De tweede aanmerking van de ondergeteekende betrefd de wijze om de bedoelde verhoging te vinden: het middel door Zijnen ambtgenoot voorgeslagen, om de som jaarlijksch uit de schatkist voorteschieten, tot dat na den afloop des negotiatie van Zes millioenen in 1828; die voorschotten zullen kunnen gevonden worden uit het meerdere het geen als dan aan de provintien uit de opbrengsten der groote wegen zal worden toegekend, komt de ondergeteekende ten eene maal onaannemelijk voor: alle voorschotten uit de schatkist zouden bepaalde imputatie worden hoe langer hoe onraadzamer ja zelf geheel onmoogelijk, en hoedanig zoude men dan kunnen besluiten om over te gaan tot eene maatregel van jaarlijksch voorschot gedurende acht of negen jaren, om welligt eerst in de dan volgende 25 jaren te worden ingevorderd; Zoodanige mesures zouden toch de grootste verwarring stichten en jaar voor jaar al meer gaan drukken op de schatkist die de uitschatten steeds zoude zien vermeerderen zonder in een zoo ruim tijdvak die eenigsints te kunnen aanvullen.

Indien tot eenige vermeerdering van toelage aan de Provincien besloten wordt, dan moet naar de ondergeteekendens inzien dezelfde weg ingeslagen worden als voor de eerste subsidien is gedaan, door naamlijk de som wel eerst te vinden op de inkomsten van de wegen, maar ook daartegen die inkomsten tot het dragen der daar op gevestigde lasten voorstpruitende uit de bestaande negotiatie, in staat te stellen door ten behoeve derzelve weder de nodige som op de begrooting te brengen en al zoo de orde in dat opzigt te handhaven.
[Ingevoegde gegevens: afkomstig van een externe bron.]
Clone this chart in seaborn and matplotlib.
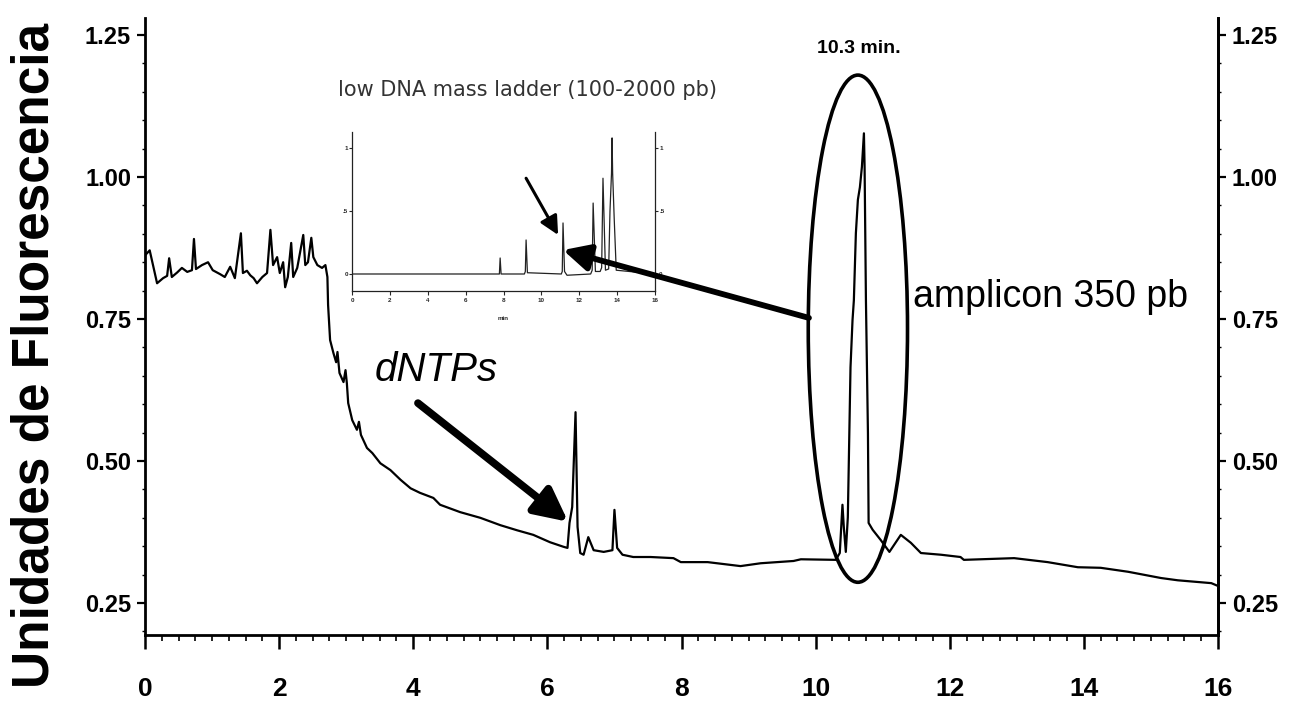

Op zoodanige wijze schijnt nu wel over 1820 geene suppletie meer te zullen kunnen vertrekt worden, maar ook dit jaar is bij na ten einde gelopen en het saisoen althans geheel voorbij in het welke belangrijke reparatien aan de wegen schijnen te kunnen ondernomen worden, wesalve de ondergeteekende zoude vermeenen dat de opzettelijke adhortatie van Zijne Majesteit aan de Provinciale Staten, ten einde zelve middelen daar te stellen, nu vooraf zoude kunnen gaan en dat bij het regelen van de subsidien voor 1821, nader in overweging zoude kunnen genomen worden of en tot welke montant over dat jaar eene verhoging op de toeslagen aan de provincien naar aanleiding van de consideratien van den Minister van Binnenlandsche Zaken en Waterstaat, zoude behoren te worden toegestaan, welke verhoging dan ook weder van invloed zoude behoren te zijn op het bedrag der soms van het object bij de begrooting van 1822 uittetrekken.